Below is a listing; write it out exactly and drop any images from it.

"""

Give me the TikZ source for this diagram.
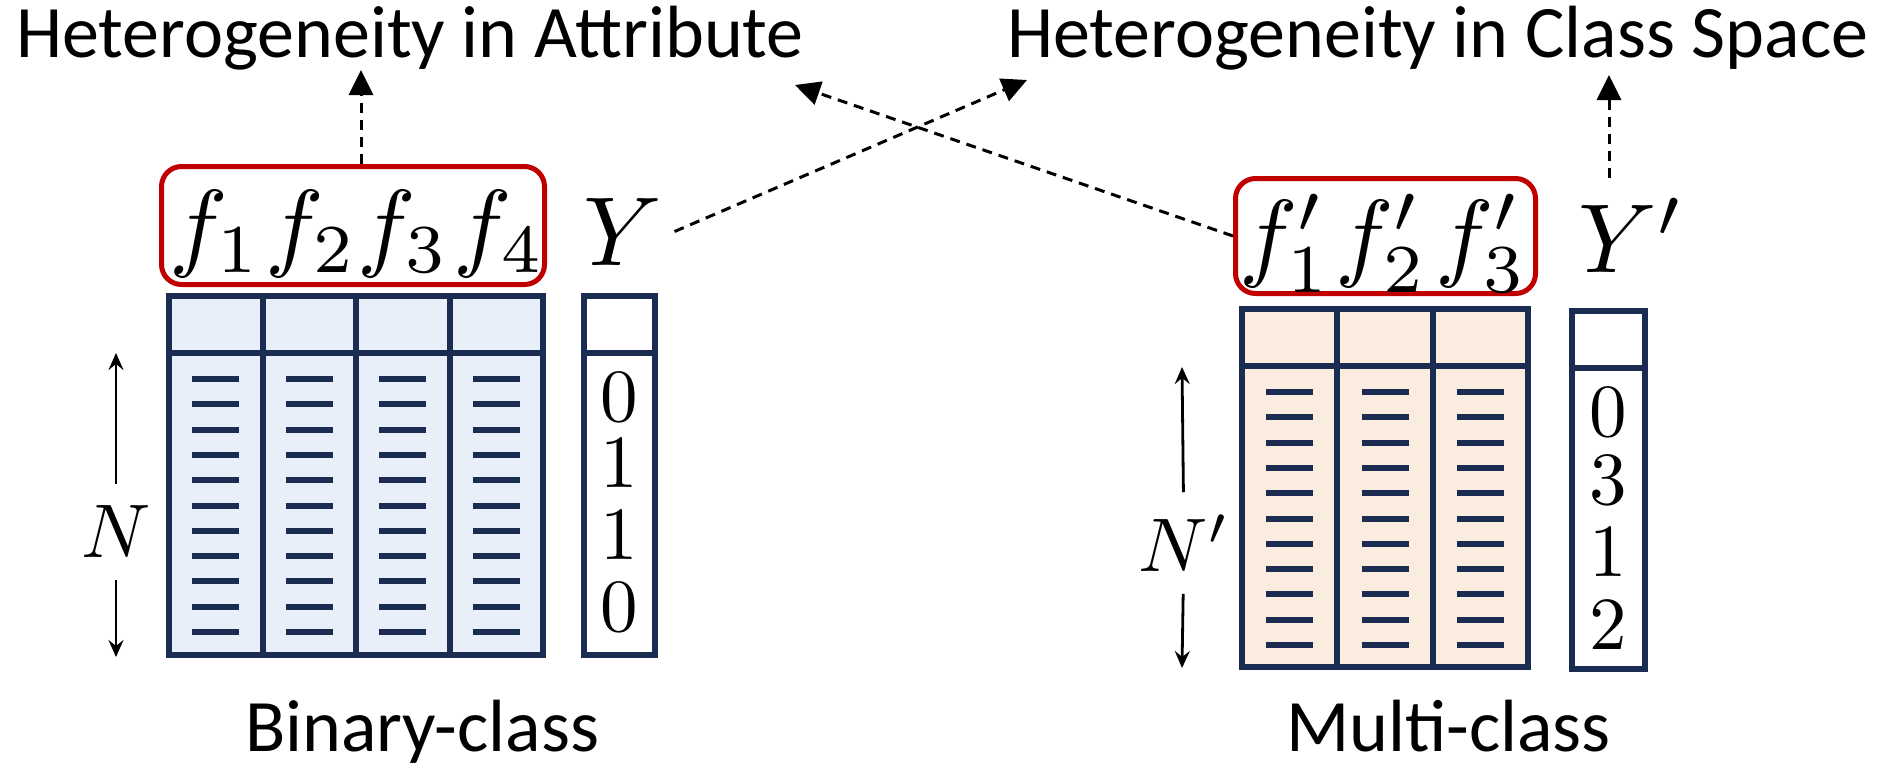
\documentclass[tikz,border=0pt]{standalone}
\usepackage{graphicx}
\usepackage{fontspec}
\setmainfont{Carlito}
\usetikzlibrary{arrows.meta}
\definecolor{navy}{HTML}{1B2C52}
\definecolor{boxred}{HTML}{C00000}
\definecolor{bluefill}{HTML}{E8EFF8}
\definecolor{peachfill}{HTML}{FBECE0}
% math set at 10pt and enlarged
\newcommand{\symsz}[2]{\scalebox{#1}{$#2$}}

\begin{document}
\begin{tikzpicture}[x=1pt,y=-1pt,
  label text/.style={font=\fontsize{74}{80}\selectfont, inner sep=0pt},
  mathsym/.style={inner sep=0pt},
  sizesym/.style={inner xsep=0pt, inner ysep=22pt},
  digit/.style={inner sep=0pt},
  redbox/.style={draw=boxred, line width=5pt, rounded corners=20pt, inner sep=0pt},
  grid line/.style={draw=navy, line width=6pt},
  cell bar/.style={draw=navy, line width=6pt},
  dasharrow/.style={line width=3pt, dash pattern=on 10pt off 7pt,
    -{Triangle[length=25pt,width=24pt]}},
  sizearrow/.style={line width=2.8pt, -{Stealth[length=17pt,width=15pt,inset=6pt]}},
]
\useasboundingbox (0,0) rectangle (1886,769);

% ---- headings ----
\node[label text, anchor=base west] (title1) at (16,57) {Heterogeneity in Attribute};
\node[label text, anchor=base west] (title2) at (1007,57) {Heterogeneity in Class Space};

% ---- binary-class table ----
\filldraw[grid line, fill=bluefill] (169,296) rectangle (543,655);
\draw[grid line] (169,353) -- (543,353);
\foreach \x in {262.5,356,449.5} \draw[grid line] (\x,296) -- (\x,655);
\foreach \cx in {215.75,309.25,402.75,496.25}
  \foreach \k in {0,...,10}
    \draw[cell bar] ({\cx-23.5},{379+25.3*\k}) -- ++(47,0);
\filldraw[grid line, fill=white] (584,296) rectangle (655,655);
\draw[grid line] (584,353) -- (655,353);
\node[digit] (b0) at (619,397) {\symsz{7.5}{0}};
\node[digit] (b1) at (619,463) {\symsz{7.5}{1}};
\node[digit] (b2) at (619,535) {\symsz{7.5}{1}};
\node[digit] (b3) at (619,607) {\symsz{7.5}{0}};

\node[redbox, minimum width=383pt, minimum height=118pt] (box1) at (353,225.5) {};
\node[mathsym, anchor=base] (f1) at (215,258) {\symsz{9.8}{f_1}};
\node[mathsym, anchor=base] (f2) at (311,258) {\symsz{9.8}{f_2}};
\node[mathsym, anchor=base] (f3) at (403,258) {\symsz{9.8}{f_3}};
\node[mathsym, anchor=base] (f4) at (499,258) {\symsz{9.8}{f_4}};
\node[mathsym, anchor=base] (ylab) at (623,265) {\symsz{9.8}{Y}};

\node[sizesym] (nlab) at (116,532) {\symsz{7.6}{N}};
\coordinate (ntop) at (116,353);
\coordinate (nbot) at (116,657);
\draw[sizearrow] (nlab) -- (ntop);
\draw[sizearrow] (nlab) -- (nbot);

\node[label text, anchor=base west] (binlab) at (245,751) {Binary-class};

% ---- multi-class table ----
\filldraw[grid line, fill=peachfill] (1242,309) rectangle (1528,667);
\draw[grid line] (1242,366) -- (1528,366);
\foreach \x in {1337.3,1432.7} \draw[grid line] (\x,309) -- (\x,667);
\foreach \cx in {1289.7,1385,1480.4}
  \foreach \k in {0,...,10}
    \draw[cell bar] ({\cx-23.5},{392+25.3*\k}) -- ++(47,0);
\filldraw[grid line, fill=white] (1572,311) rectangle (1645,669);
\draw[grid line] (1572,368) -- (1645,368);
\node[digit] (m0) at (1608,412) {\symsz{7.5}{0}};
\node[digit] (m1) at (1608,480) {\symsz{7.5}{3}};
\node[digit] (m2) at (1608,552) {\symsz{7.5}{1}};
\node[digit] (m3) at (1608,625) {\symsz{7.5}{2}};

\node[redbox, minimum width=300pt, minimum height=115pt] (box2) at (1385.5,236) {};
\node[mathsym, anchor=base] (g1) at (1285,268) {\symsz{9.8}{f'_1}};
\node[mathsym, anchor=base] (g2) at (1381,268) {\symsz{9.8}{f'_2}};
\node[mathsym, anchor=base] (g3) at (1481,268) {\symsz{9.8}{f'_3}};
\node[mathsym, anchor=base] (yplab) at (1632,272) {\symsz{9.8}{Y'}};

\node[sizesym] (nplab) at (1184,543) {\symsz{7.6}{N'}};
\coordinate (nptop) at (1182,367);
\coordinate (npbot) at (1182,668);
\draw[sizearrow] (nplab) -- (nptop);
\draw[sizearrow] (nplab) -- (npbot);

\node[label text, anchor=base west] (multlab) at (1286,751) {Multi-class};

% ---- dashed pointers to the headings ----
\coordinate (tipA) at (361,70);
\coordinate (tipB) at (1027,80);
\coordinate (tipC) at (795,85);
\coordinate (tipD) at (1609,75);
\draw[dasharrow] (box1.north -| tipA) -- (tipA);
\draw[dasharrow] ([xshift=12pt]ylab.east) -- (tipB);
\draw[dasharrow] (box2.west) -- (tipC);
\draw[dasharrow, shorten <=20pt] (yplab.north -| tipD) -- (tipD);
\end{tikzpicture}
\end{document}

"""

*REPLY*.
Give me the TikZ source for this diagram.
\documentclass[tikz,border=0pt]{standalone}
\usepackage{graphicx}
\usepackage{fontspec}
\setmainfont{Carlito}
\usetikzlibrary{arrows.meta}
\definecolor{navy}{HTML}{1B2C52}
\definecolor{boxred}{HTML}{C00000}
\definecolor{bluefill}{HTML}{E8EFF8}
\definecolor{peachfill}{HTML}{FBECE0}
% math set at 10pt and enlarged
\newcommand{\symsz}[2]{\scalebox{#1}{$#2$}}

\begin{document}
\begin{tikzpicture}[x=1pt,y=-1pt,
  label text/.style={font=\fontsize{74}{80}\selectfont, inner sep=0pt},
  mathsym/.style={inner sep=0pt},
  sizesym/.style={inner xsep=0pt, inner ysep=22pt},
  digit/.style={inner sep=0pt},
  redbox/.style={draw=boxred, line width=5pt, rounded corners=20pt, inner sep=0pt},
  grid line/.style={draw=navy, line width=6pt},
  cell bar/.style={draw=navy, line width=6pt},
  dasharrow/.style={line width=3pt, dash pattern=on 10pt off 7pt,
    -{Triangle[length=25pt,width=24pt]}},
  sizearrow/.style={line width=2.8pt, -{Stealth[length=17pt,width=15pt,inset=6pt]}},
]
\useasboundingbox (0,0) rectangle (1886,769);

% ---- headings ----
\node[label text, anchor=base west] (title1) at (16,57) {Heterogeneity in Attribute};
\node[label text, anchor=base west] (title2) at (1007,57) {Heterogeneity in Class Space};

% ---- binary-class table ----
\filldraw[grid line, fill=bluefill] (169,296) rectangle (543,655);
\draw[grid line] (169,353) -- (543,353);
\foreach \x in {262.5,356,449.5} \draw[grid line] (\x,296) -- (\x,655);
\foreach \cx in {215.75,309.25,402.75,496.25}
  \foreach \k in {0,...,10}
    \draw[cell bar] ({\cx-23.5},{379+25.3*\k}) -- ++(47,0);
\filldraw[grid line, fill=white] (584,296) rectangle (655,655);
\draw[grid line] (584,353) -- (655,353);
\node[digit] (b0) at (619,397) {\symsz{7.5}{0}};
\node[digit] (b1) at (619,463) {\symsz{7.5}{1}};
\node[digit] (b2) at (619,535) {\symsz{7.5}{1}};
\node[digit] (b3) at (619,607) {\symsz{7.5}{0}};

\node[redbox, minimum width=383pt, minimum height=118pt] (box1) at (353,225.5) {};
\node[mathsym, anchor=base] (f1) at (215,258) {\symsz{9.8}{f_1}};
\node[mathsym, anchor=base] (f2) at (311,258) {\symsz{9.8}{f_2}};
\node[mathsym, anchor=base] (f3) at (403,258) {\symsz{9.8}{f_3}};
\node[mathsym, anchor=base] (f4) at (499,258) {\symsz{9.8}{f_4}};
\node[mathsym, anchor=base] (ylab) at (623,265) {\symsz{9.8}{Y}};

\node[sizesym] (nlab) at (116,532) {\symsz{7.6}{N}};
\coordinate (ntop) at (116,353);
\coordinate (nbot) at (116,657);
\draw[sizearrow] (nlab) -- (ntop);
\draw[sizearrow] (nlab) -- (nbot);

\node[label text, anchor=base west] (binlab) at (245,751) {Binary-class};

% ---- multi-class table ----
\filldraw[grid line, fill=peachfill] (1242,309) rectangle (1528,667);
\draw[grid line] (1242,366) -- (1528,366);
\foreach \x in {1337.3,1432.7} \draw[grid line] (\x,309) -- (\x,667);
\foreach \cx in {1289.7,1385,1480.4}
  \foreach \k in {0,...,10}
    \draw[cell bar] ({\cx-23.5},{392+25.3*\k}) -- ++(47,0);
\filldraw[grid line, fill=white] (1572,311) rectangle (1645,669);
\draw[grid line] (1572,368) -- (1645,368);
\node[digit] (m0) at (1608,412) {\symsz{7.5}{0}};
\node[digit] (m1) at (1608,480) {\symsz{7.5}{3}};
\node[digit] (m2) at (1608,552) {\symsz{7.5}{1}};
\node[digit] (m3) at (1608,625) {\symsz{7.5}{2}};

\node[redbox, minimum width=300pt, minimum height=115pt] (box2) at (1385.5,236) {};
\node[mathsym, anchor=base] (g1) at (1285,268) {\symsz{9.8}{f'_1}};
\node[mathsym, anchor=base] (g2) at (1381,268) {\symsz{9.8}{f'_2}};
\node[mathsym, anchor=base] (g3) at (1481,268) {\symsz{9.8}{f'_3}};
\node[mathsym, anchor=base] (yplab) at (1632,272) {\symsz{9.8}{Y'}};

\node[sizesym] (nplab) at (1184,543) {\symsz{7.6}{N'}};
\coordinate (nptop) at (1182,367);
\coordinate (npbot) at (1182,668);
\draw[sizearrow] (nplab) -- (nptop);
\draw[sizearrow] (nplab) -- (npbot);

\node[label text, anchor=base west] (multlab) at (1286,751) {Multi-class};

% ---- dashed pointers to the headings ----
\coordinate (tipA) at (361,70);
\coordinate (tipB) at (1027,80);
\coordinate (tipC) at (795,85);
\coordinate (tipD) at (1609,75);
\draw[dasharrow] (box1.north -| tipA) -- (tipA);
\draw[dasharrow] ([xshift=12pt]ylab.east) -- (tipB);
\draw[dasharrow] (box2.west) -- (tipC);
\draw[dasharrow, shorten <=20pt] (yplab.north -| tipD) -- (tipD);
\end{tikzpicture}
\end{document}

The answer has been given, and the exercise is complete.